§ **Written request**: Pictures do not belong in the copy; restate the records below word for word.

§ **Task data**:
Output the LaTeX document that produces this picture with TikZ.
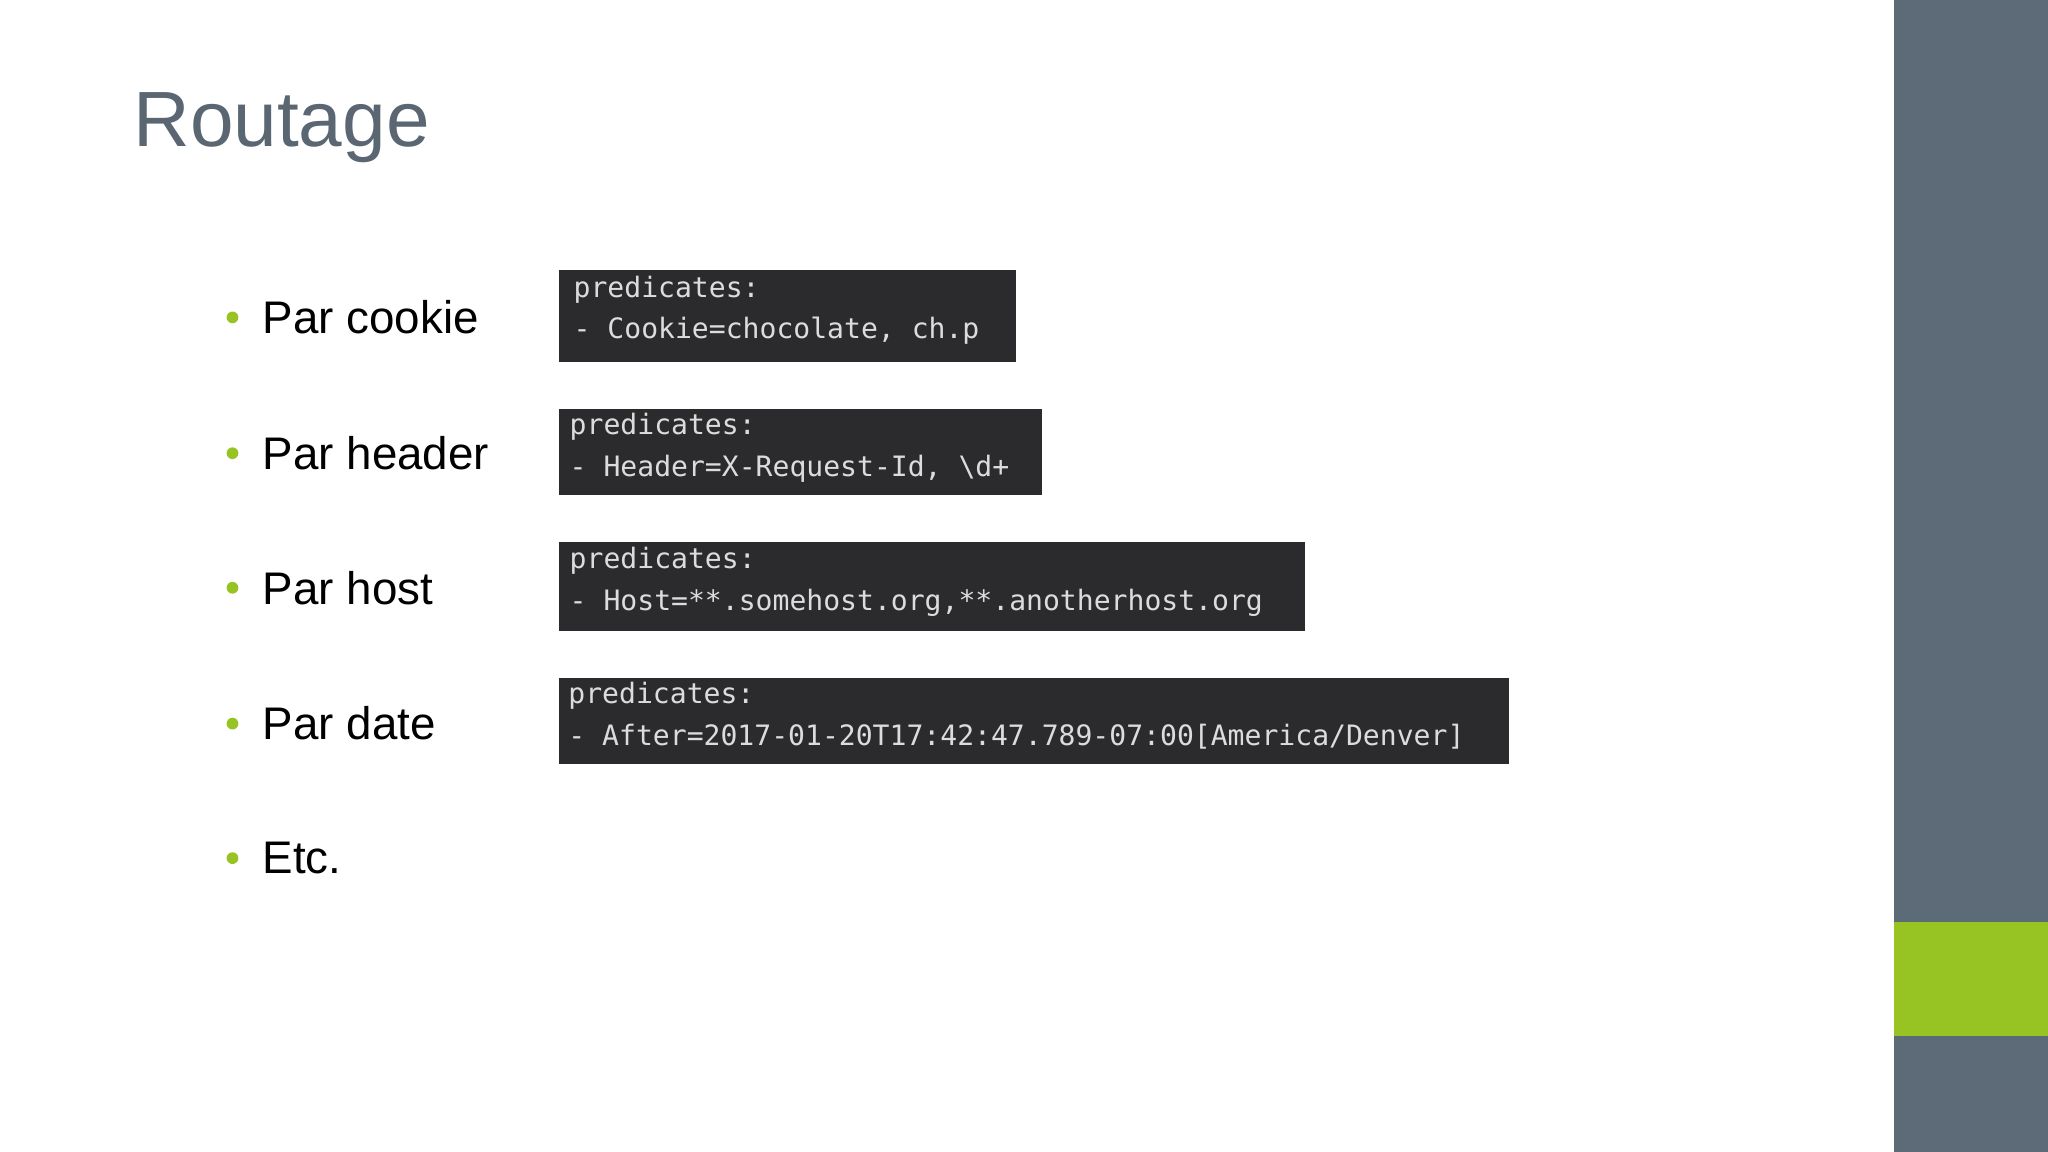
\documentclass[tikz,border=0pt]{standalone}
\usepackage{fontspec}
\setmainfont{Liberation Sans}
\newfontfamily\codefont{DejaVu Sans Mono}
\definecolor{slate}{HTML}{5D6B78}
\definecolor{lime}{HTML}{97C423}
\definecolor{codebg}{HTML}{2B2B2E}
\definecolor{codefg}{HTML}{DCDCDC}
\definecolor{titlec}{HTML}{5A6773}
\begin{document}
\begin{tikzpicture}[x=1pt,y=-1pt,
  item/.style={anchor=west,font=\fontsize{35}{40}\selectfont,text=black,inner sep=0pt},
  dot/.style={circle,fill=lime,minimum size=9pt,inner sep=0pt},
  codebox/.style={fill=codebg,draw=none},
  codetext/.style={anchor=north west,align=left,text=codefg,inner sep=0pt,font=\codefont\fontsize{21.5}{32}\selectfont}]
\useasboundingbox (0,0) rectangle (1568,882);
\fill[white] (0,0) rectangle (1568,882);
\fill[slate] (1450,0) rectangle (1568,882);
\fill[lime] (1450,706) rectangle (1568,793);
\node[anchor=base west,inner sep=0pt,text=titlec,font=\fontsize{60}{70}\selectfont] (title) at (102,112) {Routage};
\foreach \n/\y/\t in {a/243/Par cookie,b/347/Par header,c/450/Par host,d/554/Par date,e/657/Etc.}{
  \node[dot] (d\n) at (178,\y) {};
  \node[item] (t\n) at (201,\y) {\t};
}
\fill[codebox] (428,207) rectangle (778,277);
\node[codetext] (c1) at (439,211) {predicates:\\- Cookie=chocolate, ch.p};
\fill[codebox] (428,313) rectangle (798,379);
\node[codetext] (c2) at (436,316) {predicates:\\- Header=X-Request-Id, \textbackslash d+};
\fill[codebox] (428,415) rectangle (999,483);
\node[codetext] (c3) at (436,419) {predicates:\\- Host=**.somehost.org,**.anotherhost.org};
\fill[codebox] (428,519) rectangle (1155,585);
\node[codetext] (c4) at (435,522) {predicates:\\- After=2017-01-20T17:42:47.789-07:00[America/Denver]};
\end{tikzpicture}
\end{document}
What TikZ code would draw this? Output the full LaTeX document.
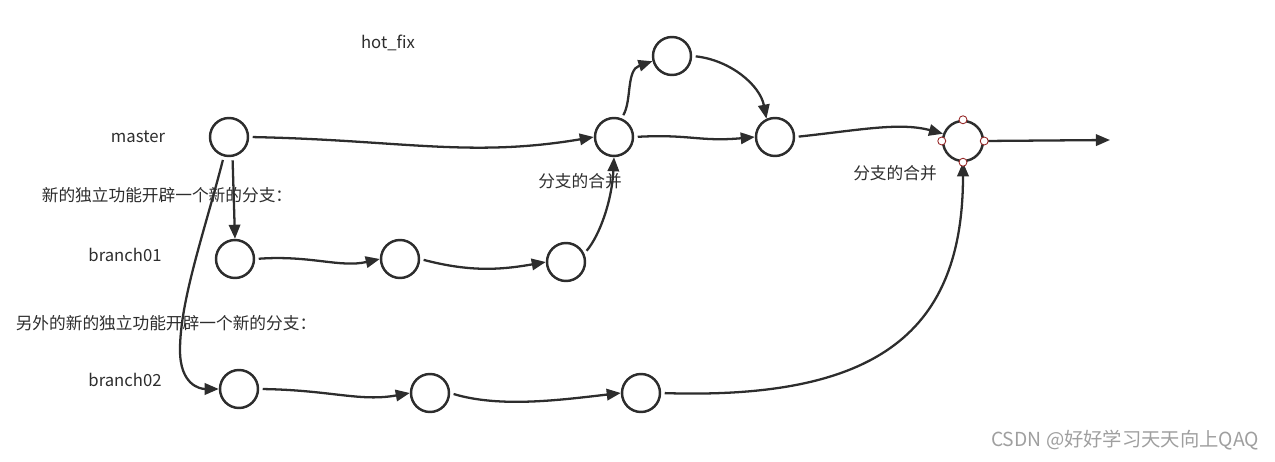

§ **Exercise result**:
Output the LaTeX document that produces this picture with TikZ.
\documentclass[tikz,border=0pt]{standalone}
\usepackage{fontspec}
\setmainfont{Liberation Sans}
\newfontfamily\codefont{DejaVu Sans Mono}
\definecolor{slate}{HTML}{5D6B78}
\definecolor{lime}{HTML}{97C423}
\definecolor{codebg}{HTML}{2B2B2E}
\definecolor{codefg}{HTML}{DCDCDC}
\definecolor{titlec}{HTML}{5A6773}
\begin{document}
\begin{tikzpicture}[x=1pt,y=-1pt,
  item/.style={anchor=west,font=\fontsize{35}{40}\selectfont,text=black,inner sep=0pt},
  dot/.style={circle,fill=lime,minimum size=9pt,inner sep=0pt},
  codebox/.style={fill=codebg,draw=none},
  codetext/.style={anchor=north west,align=left,text=codefg,inner sep=0pt,font=\codefont\fontsize{21.5}{32}\selectfont}]
\useasboundingbox (0,0) rectangle (1568,882);
\fill[white] (0,0) rectangle (1568,882);
\fill[slate] (1450,0) rectangle (1568,882);
\fill[lime] (1450,706) rectangle (1568,793);
\node[anchor=base west,inner sep=0pt,text=titlec,font=\fontsize{60}{70}\selectfont] (title) at (102,112) {Routage};
\foreach \n/\y/\t in {a/243/Par cookie,b/347/Par header,c/450/Par host,d/554/Par date,e/657/Etc.}{
  \node[dot] (d\n) at (178,\y) {};
  \node[item] (t\n) at (201,\y) {\t};
}
\fill[codebox] (428,207) rectangle (778,277);
\node[codetext] (c1) at (439,211) {predicates:\\- Cookie=chocolate, ch.p};
\fill[codebox] (428,313) rectangle (798,379);
\node[codetext] (c2) at (436,316) {predicates:\\- Header=X-Request-Id, \textbackslash d+};
\fill[codebox] (428,415) rectangle (999,483);
\node[codetext] (c3) at (436,419) {predicates:\\- Host=**.somehost.org,**.anotherhost.org};
\fill[codebox] (428,519) rectangle (1155,585);
\node[codetext] (c4) at (435,522) {predicates:\\- After=2017-01-20T17:42:47.789-07:00[America/Denver]};
\end{tikzpicture}
\end{document}
What TikZ code would draw this? Output the full LaTeX document.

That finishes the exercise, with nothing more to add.